First you need a legit copy of XP with activation possible.
Next you need to go through device manager on VISTA and identify all of your hardware devices and the manufacturer and version (CPU, chipset, wifi, lan, audio, HD, DVD, etc.)
Third you need to scrounge (and this is scrounging, Toshiba will hide what you need) all of the drivers for XP for the devices identified.
http://downloadcenter.intel.com/Product_Filter.aspx?ProductID=757&lang=eng
possibly
http://www.atheros.com/news/linux.html for wireless
possibly
www.realtek.com for audio
possibly AMD if you have one of the rare AMD based laptops
You will find some of what you need on the Toshiba site listed for other laptop models. It depends on the chipsets your laptop uses. European and Canadian Toshiba websites are more use full than the USA sites. A major problem will be if you got your laptop at a USA computer retailer Each of these is uniquely configured for the retailer and finding equivalent models is nto trivial.
http://209.167.114.38/support/download/ln_byModel.asp
This site has a good tutorial and link to a tool you will need to setup the VISTA dual boot system more easily.
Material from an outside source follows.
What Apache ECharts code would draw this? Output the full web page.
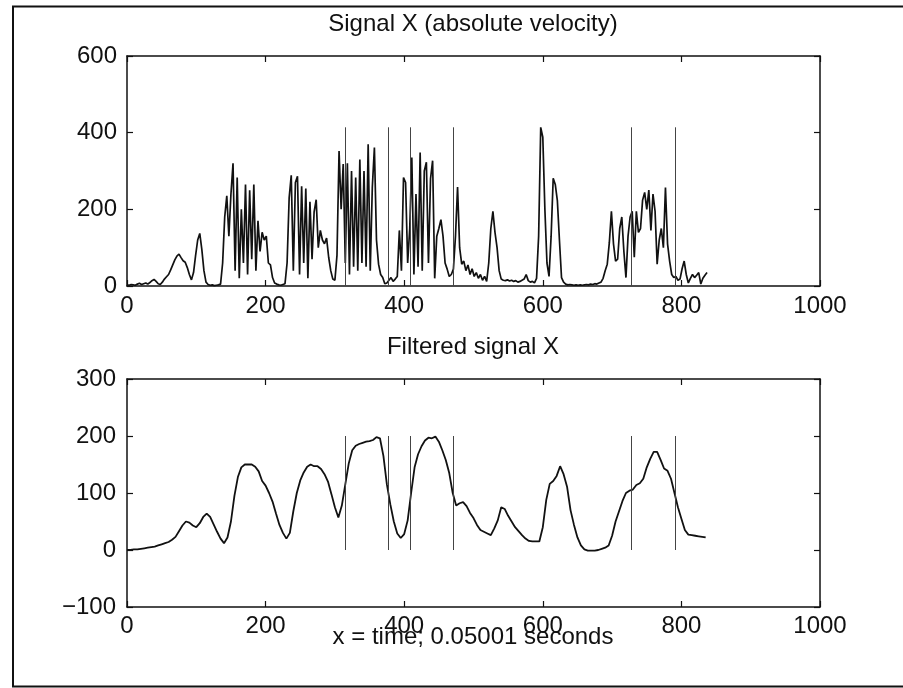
<!DOCTYPE html>
<html><head><meta charset="utf-8">
<script src="https://cdn.jsdelivr.net/npm/echarts@6/dist/echarts.min.js"></script>
<style>html,body{margin:0;padding:0;background:#fff}#c{width:903px;height:688px}</style>
</head><body><div id="c"></div>
<script>
// ---- data ----
const topTitle = 'Signal X (absolute velocity)';
const bottomTitle = 'Filtered signal X';
const xAxisLabel = 'x = time; 0.05001 seconds';

const rawStep = 3; // sample spacing of rawSignal (x units)
const rawSignal = [
  3,2,4,3,2,5,7,4,6,8,5,9,14,17,12,6,4,10,18,24,30,42,55,68,78,83,74,66,62,48,30,16,35,80,120,137,95,40,10,4,2,3,1,2,3,
  5,60,180,235,130,240,320,40,283,20,200,60,265,30,250,70,265,40,170,90,140,120,130,60,55,22,8,
  5,3,2,4,6,60,230,289,40,270,286,30,260,60,254,20,220,70,193,225,100,145,120,110,125,75,40,18,
  15,80,352,200,318,60,320,30,300,50,283,40,330,60,300,50,370,40,258,361,120,57,30,22,6,
  8,15,22,12,18,25,145,40,283,270,60,150,335,30,240,50,348,40,300,323,60,280,327,20,130,150,173,130,60,44,25,30,44,130,258,100,
  57,65,40,55,30,45,25,35,20,30,15,25,12,60,150,195,140,100,40,18,15,14,16,13,15,12,14,10,12,15,18,30,14,10,12,8,20,130,
  414,388,200,60,25,130,281,265,223,120,22,10,
  5,3,4,3,2,3,2,3,2,3,4,3,5,4,6,5,8,10,20,40,57,113,195,110,65,70,150,180,90,22,130,180,195,75,195,140,150,224,244,200,
  250,145,240,195,57,120,150,100,257,110,65,30,22,25,15,18,45,65,30,8,20,30,22,28,35,5,20,28,35
];

const filtStep = 5; // sample spacing of filteredSignal (x units)
const filteredSignal = [
  0,0,1,1,2,3,4,5,6,8,
  10,12,14,18,23,33,43,50,48,43,
  40,47,58,64,58,45,32,20,12,22,
  50,95,128,145,150,150,150,146,138,121,
  113,100,85,64,44,30,20,30,68,100,
  122,136,146,150,147,147,142,133,120,98,
  75,57,78,115,152,175,183,186,188,190,
  191,193,198,196,165,115,80,50,29,21,
  28,52,100,145,168,182,192,197,196,199,
  190,175,158,135,100,78,82,84,77,65,
  56,44,35,32,29,26,38,52,75,72,
  60,50,40,33,26,20,16,15,15,15,
  40,88,116,121,130,147,133,111,70,44,
  22,8,1,-1,-1,-1,0,2,4,8,
  25,50,68,86,100,104,106,114,117,125,
  145,160,172,172,158,143,139,125,100,75,
  55,35,27,26,25,24,23,22
];

const markerX = [315, 377, 409, 471, 727, 791];
const rawMarkerTop = 414;
const filtMarkerTop = 200;

const xRange = {min: 0, max: 1000, interval: 200};
const topYRange = {min: 0, max: 600, interval: 200};
const botYRange = {min: -100, max: 300, interval: 100};

// ---- styles ----
const FONT = '"Liberation Sans",Arial,Helvetica,sans-serif';
const INK = '#111';
const lineW = 1.5;
const FS = 24;

function axis(gridIndex, range, position, showLabels, margin) {
  return Object.assign({
    type: 'value', gridIndex: gridIndex, position: position,
    axisLine: {show: true, onZero: false, lineStyle: {color: INK, width: lineW}},
    axisTick: {show: true, inside: true, length: 6, lineStyle: {color: INK, width: 1.2}},
    axisLabel: {show: showLabels, color: INK, fontSize: FS, fontFamily: FONT, margin: margin,
      formatter: v => String(v).replace('-', '\u2212')},
    splitLine: {show: false}
  }, range);
}

const rawData = rawSignal.map((v, i) => [i * rawStep, v]);
const filtData = filteredSignal.map((v, i) => [i * filtStep, v]);

function markers(top) {
  return {
    silent: true, symbol: ['none', 'none'], label: {show: false}, animation: false,
    lineStyle: {color: '#444', width: 1, type: 'solid'},
    emphasis: {disabled: true},
    data: markerX.map(x => [{coord: [x, 0]}, {coord: [x, top]}])
  };
}

function textEl(text, x, y) {
  return {type: 'text', x: x, y: y, silent: true,
    style: {text: text, font: FS + 'px ' + FONT, fill: INK,
      align: 'center', verticalAlign: 'middle', textAlign: 'center', textVerticalAlign: 'middle'}};
}

const chart = echarts.init(document.getElementById('c'), null, {renderer: 'canvas'});
chart.setOption({
  animation: false,
  backgroundColor: '#fff',
  grid: [
    {left: 127, right: 83, top: 56, height: 230},
    {left: 127, right: 83, top: 379, height: 228}
  ],
  xAxis: [
    axis(0, xRange, 'bottom', true, 8),
    axis(0, xRange, 'top', false, 8),
    axis(1, xRange, 'bottom', true, 7),
    axis(1, xRange, 'top', false, 7)
  ],
  yAxis: [
    axis(0, topYRange, 'left', true, 10),
    axis(0, topYRange, 'right', false, 10),
    axis(1, botYRange, 'left', true, 11),
    axis(1, botYRange, 'right', false, 11)
  ],
  series: [
    {type: 'line', xAxisIndex: 0, yAxisIndex: 0, data: rawData, symbol: 'none', showSymbol: false,
     lineStyle: {color: INK, width: 1.7}, silent: true, markLine: markers(rawMarkerTop)},
    {type: 'line', xAxisIndex: 2, yAxisIndex: 2, data: filtData, symbol: 'none', showSymbol: false,
     lineStyle: {color: INK, width: 1.8}, silent: true, markLine: markers(filtMarkerTop)}
  ],
  graphic: [
    {type: 'rect', silent: true, shape: {x: 13, y: 6.5, width: 960, height: 680},
     style: {fill: 'none', stroke: INK, lineWidth: 2}},
    textEl(topTitle, 473, 24),
    textEl(bottomTitle, 473, 347),
    textEl(xAxisLabel, 473, 637)
  ]
});
</script></body></html>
http://apcmag.com/5485/dualbooting_vista_and_xp
The 6 month long thread I used to help scrounge what I needed. You need to skim through the whole thing and look for models/issues similar to what you run into:
http://discussions.hardwarecentral.com/showthread.php?t=175186&page=3
I was successful in setting up XP to about 95% and I have a great laptop that I got dirt cheap and runs well with XP. With VISTA it is a useless slug devouring resources. I did have to install after (free) market products for power regulation to reduce screen brightness and throttling CPU speed to keep the battery charge life you get under VISTA.
WARNING - When re-partitioning your HD to add XP do not wipe out the Toshiba system recovery partition or delete the VISTA install partition! You can use the system recovery partition or the recovery CDs provided by Toshiba if the dual boot set up goes bad and you need to start over.
Repost or PM me if you need help getting the power management working. I used GAPA for manual brightness control and Winthrottle for automatic CPU control. Roghtmakr is the recommended PCU control utility but it wouldnot work on my laptop/chipset.
If you want to try and improve VISTA I got substantial improvements (it still sucks compared to XP) by:
Adding 1 gig ram for 1.5 gig total.
Remove the junk, resource hog macafee AV suite and install AVS (free) or another (not NORTON).
Anything else you don't NEED remove from the HD and/or start up menu.
As for VISTA being good? Any new OS that requires me to throw away more paid for $oftware investment than the purchase price of the new PC is junk! It has a few nice features and some immensely annoying ones. In a year or two and if MS provides free upgrades to all my other software VISTA may be worth using. Of couse it is still a resource hog that turns a perfectly good PC into a dog.